Today is, according to a Radio 2 Pause for Thought this last week from a Baptist minister, so it must be right (sorry whoever you were I've forgotten your name), Refreshment Sunday.  The fourth Sunday in Lent is one when people were given respite from their Lenten abstinences for one day before they continued on towards Holy Week.

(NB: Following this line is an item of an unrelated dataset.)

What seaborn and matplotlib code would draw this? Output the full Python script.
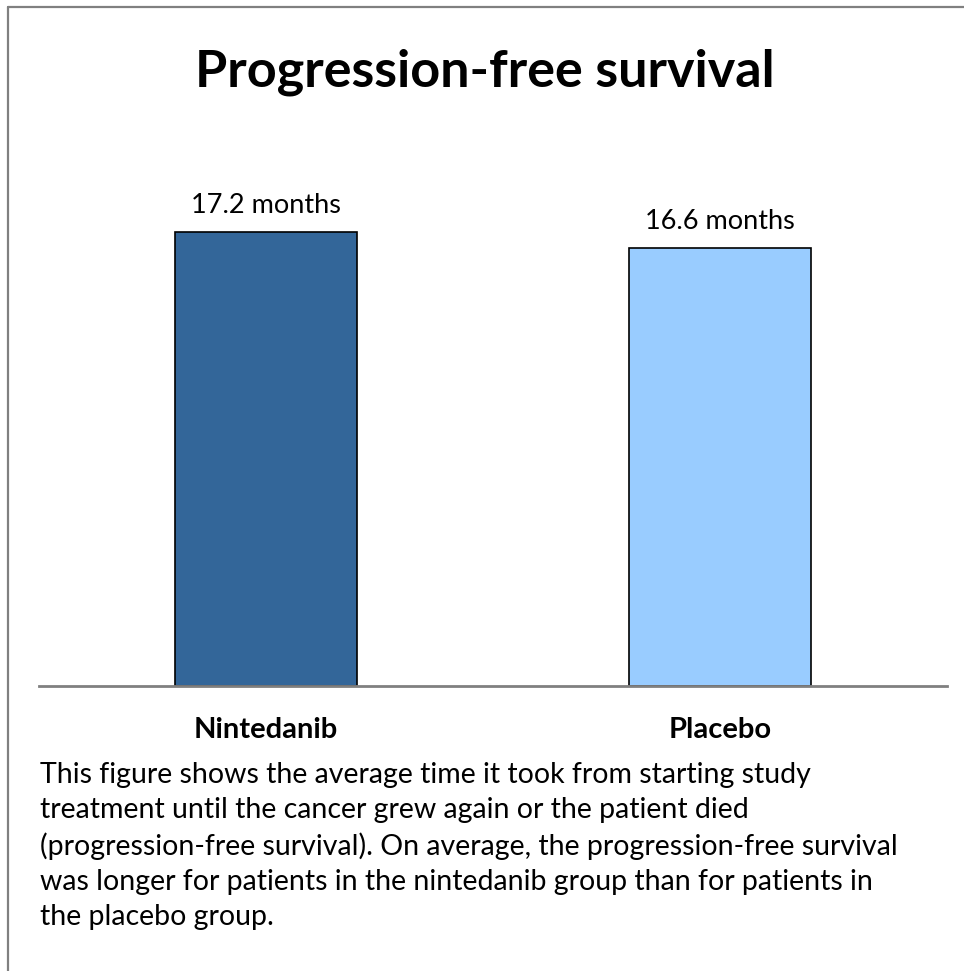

We focused our thoughts on the Markan account of Jesus being anointed at Bethany (Mark 14) and I tried to explore something about how the home of the leper Simon (how did manage to retain a home if he had this disease - was he wealthy?  Was he a lonely man with few friends/visitors because of his disease and consequent ritual uncleanliness?) provided a place of refreshment for Jesus, and the significance of the moment when Jesus allowed himself to receive the refreshing of anointing by an unnamed woman.  We pondered whether we would actually be like those who berated her for waste and found themselves shocked that Jesus, the advocate for the poor, praised her actions.  There is a tension between doing what Jesus calls us to do and being refreshed for that service.  Sometimes, I concluded what we need is not more words but less; sometimes what we don't need is another hymn or song but a time of silence.  So we did just that - we spent three minutes (the average length of a hymn)  in silence, after which I read a few verses from 2 Corinthians 4 (treasure in clay pots) and gave everyone a lovely illustrated text of 2 Cor 4:7 I'd found online.

It seemed to do whatever was needful - some shed a few tears, others simply relaxed in the stillness.  Baptists are not known for our use of silence or stillness; sometimes I think maybe we fear it.  Whatever the truth may be, for us today needing refreshment for our own journeys, it was the right thing to have done.